[SHORT PROBLEM]:
Only lines holding the string "Write" are wanted; copy each one from the material.

[DATASET CONTENT]:
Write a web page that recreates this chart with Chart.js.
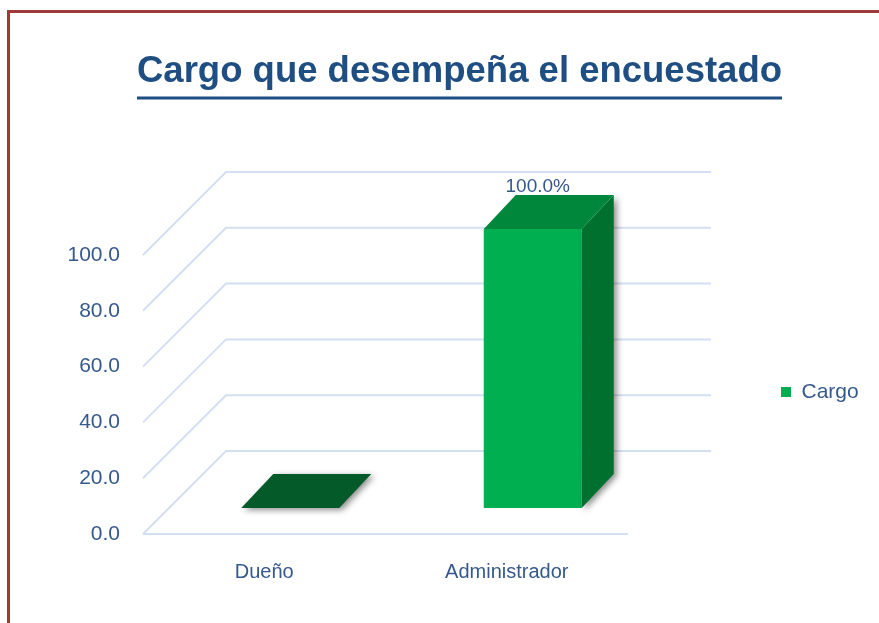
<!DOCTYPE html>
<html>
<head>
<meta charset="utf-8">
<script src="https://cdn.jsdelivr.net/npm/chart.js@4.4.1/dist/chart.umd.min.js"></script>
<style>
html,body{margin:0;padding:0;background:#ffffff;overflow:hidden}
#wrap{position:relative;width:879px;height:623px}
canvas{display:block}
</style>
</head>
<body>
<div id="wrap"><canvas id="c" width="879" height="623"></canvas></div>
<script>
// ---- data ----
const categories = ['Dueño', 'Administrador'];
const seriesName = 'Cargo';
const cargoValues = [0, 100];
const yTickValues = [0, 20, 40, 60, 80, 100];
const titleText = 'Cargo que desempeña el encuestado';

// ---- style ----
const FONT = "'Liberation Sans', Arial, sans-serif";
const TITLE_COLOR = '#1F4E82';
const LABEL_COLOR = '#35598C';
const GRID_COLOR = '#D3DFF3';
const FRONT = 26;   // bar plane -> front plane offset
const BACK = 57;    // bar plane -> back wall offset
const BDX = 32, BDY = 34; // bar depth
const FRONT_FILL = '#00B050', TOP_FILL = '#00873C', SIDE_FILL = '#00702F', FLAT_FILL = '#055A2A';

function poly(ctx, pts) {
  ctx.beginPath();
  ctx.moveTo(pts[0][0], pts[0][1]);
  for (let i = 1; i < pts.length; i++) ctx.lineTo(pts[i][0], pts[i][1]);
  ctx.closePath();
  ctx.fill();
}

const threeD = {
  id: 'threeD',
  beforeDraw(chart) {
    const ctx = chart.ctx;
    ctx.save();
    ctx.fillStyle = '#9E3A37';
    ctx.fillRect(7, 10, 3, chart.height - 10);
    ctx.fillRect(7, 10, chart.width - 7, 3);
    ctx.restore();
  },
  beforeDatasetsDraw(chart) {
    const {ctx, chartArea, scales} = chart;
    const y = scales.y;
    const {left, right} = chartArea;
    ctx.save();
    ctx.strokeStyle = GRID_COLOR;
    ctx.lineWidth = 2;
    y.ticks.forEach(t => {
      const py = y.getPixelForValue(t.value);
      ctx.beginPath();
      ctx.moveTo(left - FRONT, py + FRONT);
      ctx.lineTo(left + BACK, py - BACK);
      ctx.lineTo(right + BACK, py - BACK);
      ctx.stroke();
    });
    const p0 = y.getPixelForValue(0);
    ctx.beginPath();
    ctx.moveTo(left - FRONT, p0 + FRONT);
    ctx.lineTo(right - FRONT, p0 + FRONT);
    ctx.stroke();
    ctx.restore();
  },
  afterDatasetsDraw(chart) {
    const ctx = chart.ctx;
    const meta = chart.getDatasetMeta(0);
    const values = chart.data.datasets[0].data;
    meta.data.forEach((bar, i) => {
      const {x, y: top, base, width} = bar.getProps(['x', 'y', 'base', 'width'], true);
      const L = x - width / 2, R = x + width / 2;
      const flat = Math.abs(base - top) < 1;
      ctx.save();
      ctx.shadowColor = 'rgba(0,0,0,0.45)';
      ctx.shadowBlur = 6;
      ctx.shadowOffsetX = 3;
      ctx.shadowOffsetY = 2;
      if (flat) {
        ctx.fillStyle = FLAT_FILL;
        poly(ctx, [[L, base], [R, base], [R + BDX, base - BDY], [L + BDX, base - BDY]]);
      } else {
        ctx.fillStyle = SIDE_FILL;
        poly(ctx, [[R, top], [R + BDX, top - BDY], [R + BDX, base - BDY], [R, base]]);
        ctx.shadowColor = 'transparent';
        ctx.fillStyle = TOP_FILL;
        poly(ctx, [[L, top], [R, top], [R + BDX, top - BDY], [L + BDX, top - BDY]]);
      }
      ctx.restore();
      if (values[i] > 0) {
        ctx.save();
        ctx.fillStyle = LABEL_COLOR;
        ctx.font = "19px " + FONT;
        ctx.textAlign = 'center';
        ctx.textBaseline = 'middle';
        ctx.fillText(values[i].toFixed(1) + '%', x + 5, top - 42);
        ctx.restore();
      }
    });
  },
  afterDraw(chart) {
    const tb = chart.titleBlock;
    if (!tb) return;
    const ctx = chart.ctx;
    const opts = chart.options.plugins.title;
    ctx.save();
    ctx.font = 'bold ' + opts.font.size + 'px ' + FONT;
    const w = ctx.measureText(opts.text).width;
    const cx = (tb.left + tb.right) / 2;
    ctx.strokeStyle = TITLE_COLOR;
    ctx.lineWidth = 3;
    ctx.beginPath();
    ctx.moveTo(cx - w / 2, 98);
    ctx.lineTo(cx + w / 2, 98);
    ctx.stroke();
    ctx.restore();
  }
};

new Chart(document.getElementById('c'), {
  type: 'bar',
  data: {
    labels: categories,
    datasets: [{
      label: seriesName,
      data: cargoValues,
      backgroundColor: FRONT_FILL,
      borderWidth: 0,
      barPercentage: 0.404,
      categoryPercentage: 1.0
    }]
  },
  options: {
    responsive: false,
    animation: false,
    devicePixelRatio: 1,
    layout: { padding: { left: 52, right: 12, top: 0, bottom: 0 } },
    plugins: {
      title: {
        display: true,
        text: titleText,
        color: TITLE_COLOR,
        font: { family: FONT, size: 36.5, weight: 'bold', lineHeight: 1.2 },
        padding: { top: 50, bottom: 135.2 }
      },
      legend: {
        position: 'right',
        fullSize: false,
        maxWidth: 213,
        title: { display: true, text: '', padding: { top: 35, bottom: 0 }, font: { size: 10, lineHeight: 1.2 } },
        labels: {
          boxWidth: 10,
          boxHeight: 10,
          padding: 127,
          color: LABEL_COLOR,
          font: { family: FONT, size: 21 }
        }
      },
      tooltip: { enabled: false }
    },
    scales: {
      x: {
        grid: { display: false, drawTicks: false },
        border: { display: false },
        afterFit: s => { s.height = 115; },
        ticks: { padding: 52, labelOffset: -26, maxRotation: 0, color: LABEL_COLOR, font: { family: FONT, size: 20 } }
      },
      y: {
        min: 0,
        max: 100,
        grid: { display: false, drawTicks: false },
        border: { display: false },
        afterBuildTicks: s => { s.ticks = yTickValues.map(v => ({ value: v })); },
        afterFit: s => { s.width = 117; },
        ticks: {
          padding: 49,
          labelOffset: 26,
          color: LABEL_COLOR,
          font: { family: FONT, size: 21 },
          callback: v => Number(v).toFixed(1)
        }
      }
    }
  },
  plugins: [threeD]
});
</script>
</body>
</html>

* * *

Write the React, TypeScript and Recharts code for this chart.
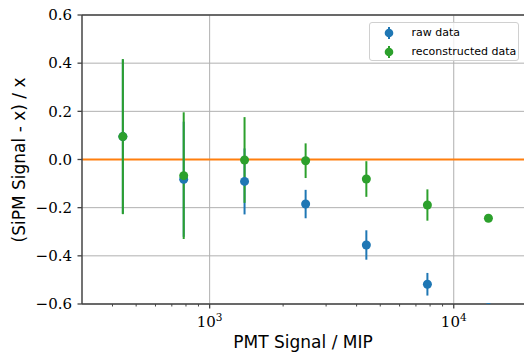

---

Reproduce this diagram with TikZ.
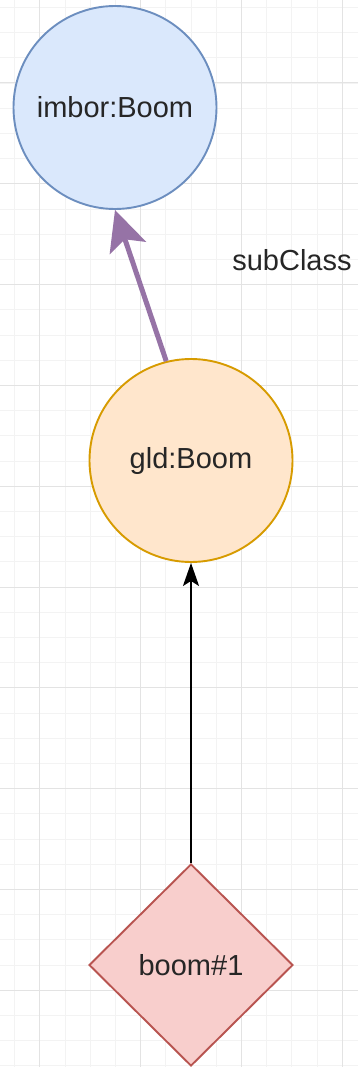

[RESULT FOR THIS TASK]:
Write a web page that recreates this chart with Chart.js.
Write the React, TypeScript and Recharts code for this chart.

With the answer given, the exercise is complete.